Data segment
[Start]
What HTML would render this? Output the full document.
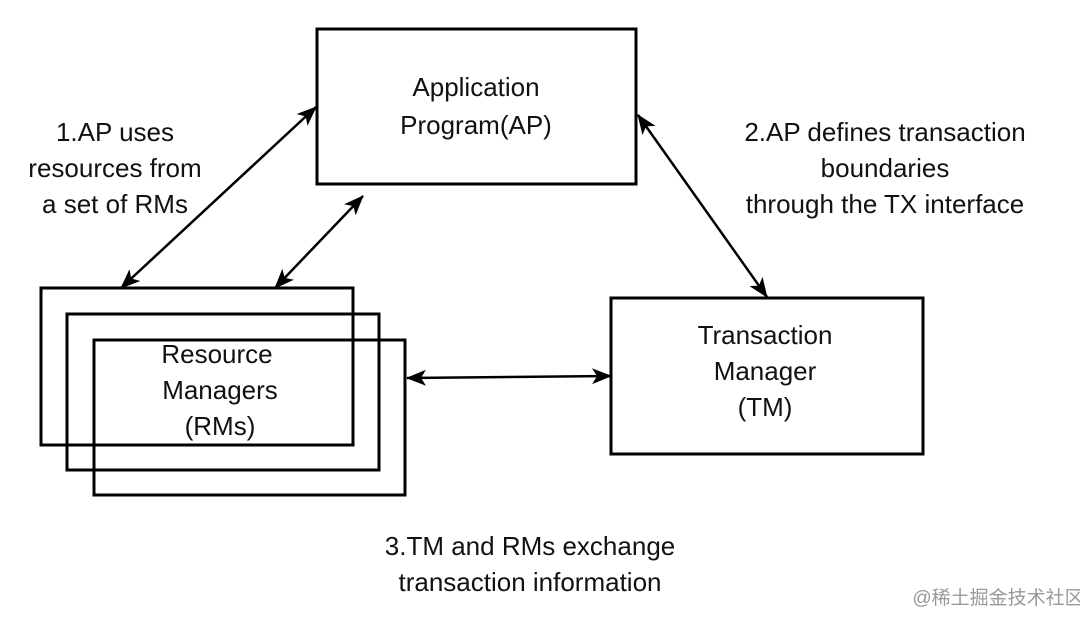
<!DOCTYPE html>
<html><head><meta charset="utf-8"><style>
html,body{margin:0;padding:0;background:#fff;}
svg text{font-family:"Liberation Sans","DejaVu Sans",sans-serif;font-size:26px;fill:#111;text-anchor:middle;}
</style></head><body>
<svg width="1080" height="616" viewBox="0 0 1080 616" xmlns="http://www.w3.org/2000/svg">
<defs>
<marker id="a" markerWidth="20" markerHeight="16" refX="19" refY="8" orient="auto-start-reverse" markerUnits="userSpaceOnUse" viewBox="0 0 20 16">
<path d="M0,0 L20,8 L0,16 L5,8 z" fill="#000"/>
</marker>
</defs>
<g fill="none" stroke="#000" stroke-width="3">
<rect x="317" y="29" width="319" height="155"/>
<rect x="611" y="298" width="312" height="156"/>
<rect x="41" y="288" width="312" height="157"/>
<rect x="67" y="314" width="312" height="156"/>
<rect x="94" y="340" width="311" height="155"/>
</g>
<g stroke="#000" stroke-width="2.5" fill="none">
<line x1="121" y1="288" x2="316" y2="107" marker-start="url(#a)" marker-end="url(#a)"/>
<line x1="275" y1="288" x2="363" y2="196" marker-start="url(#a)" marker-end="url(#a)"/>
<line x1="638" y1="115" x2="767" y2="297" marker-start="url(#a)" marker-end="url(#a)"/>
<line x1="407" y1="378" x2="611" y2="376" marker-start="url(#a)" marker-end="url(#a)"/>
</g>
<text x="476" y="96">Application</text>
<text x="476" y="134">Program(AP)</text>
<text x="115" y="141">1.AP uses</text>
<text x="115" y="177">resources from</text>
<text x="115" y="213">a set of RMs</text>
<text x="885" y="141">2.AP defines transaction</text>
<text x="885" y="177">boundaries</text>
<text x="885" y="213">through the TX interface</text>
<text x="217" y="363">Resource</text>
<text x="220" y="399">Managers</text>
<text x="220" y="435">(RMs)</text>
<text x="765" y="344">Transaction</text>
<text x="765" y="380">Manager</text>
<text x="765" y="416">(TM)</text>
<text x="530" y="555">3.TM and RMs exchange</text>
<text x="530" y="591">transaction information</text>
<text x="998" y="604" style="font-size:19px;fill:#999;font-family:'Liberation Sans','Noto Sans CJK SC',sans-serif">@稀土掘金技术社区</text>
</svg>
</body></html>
[End]
Exercise prompt
Strip out the pictures and quote the remaining data word for word.

Output
What HTML would render this? Output the full document.
<!DOCTYPE html>
<html><head><meta charset="utf-8"><style>
html,body{margin:0;padding:0;background:#fff;}
svg text{font-family:"Liberation Sans","DejaVu Sans",sans-serif;font-size:26px;fill:#111;text-anchor:middle;}
</style></head><body>
<svg width="1080" height="616" viewBox="0 0 1080 616" xmlns="http://www.w3.org/2000/svg">
<defs>
<marker id="a" markerWidth="20" markerHeight="16" refX="19" refY="8" orient="auto-start-reverse" markerUnits="userSpaceOnUse" viewBox="0 0 20 16">
<path d="M0,0 L20,8 L0,16 L5,8 z" fill="#000"/>
</marker>
</defs>
<g fill="none" stroke="#000" stroke-width="3">
<rect x="317" y="29" width="319" height="155"/>
<rect x="611" y="298" width="312" height="156"/>
<rect x="41" y="288" width="312" height="157"/>
<rect x="67" y="314" width="312" height="156"/>
<rect x="94" y="340" width="311" height="155"/>
</g>
<g stroke="#000" stroke-width="2.5" fill="none">
<line x1="121" y1="288" x2="316" y2="107" marker-start="url(#a)" marker-end="url(#a)"/>
<line x1="275" y1="288" x2="363" y2="196" marker-start="url(#a)" marker-end="url(#a)"/>
<line x1="638" y1="115" x2="767" y2="297" marker-start="url(#a)" marker-end="url(#a)"/>
<line x1="407" y1="378" x2="611" y2="376" marker-start="url(#a)" marker-end="url(#a)"/>
</g>
<text x="476" y="96">Application</text>
<text x="476" y="134">Program(AP)</text>
<text x="115" y="141">1.AP uses</text>
<text x="115" y="177">resources from</text>
<text x="115" y="213">a set of RMs</text>
<text x="885" y="141">2.AP defines transaction</text>
<text x="885" y="177">boundaries</text>
<text x="885" y="213">through the TX interface</text>
<text x="217" y="363">Resource</text>
<text x="220" y="399">Managers</text>
<text x="220" y="435">(RMs)</text>
<text x="765" y="344">Transaction</text>
<text x="765" y="380">Manager</text>
<text x="765" y="416">(TM)</text>
<text x="530" y="555">3.TM and RMs exchange</text>
<text x="530" y="591">transaction information</text>
<text x="998" y="604" style="font-size:19px;fill:#999;font-family:'Liberation Sans','Noto Sans CJK SC',sans-serif">@稀土掘金技术社区</text>
</svg>
</body></html>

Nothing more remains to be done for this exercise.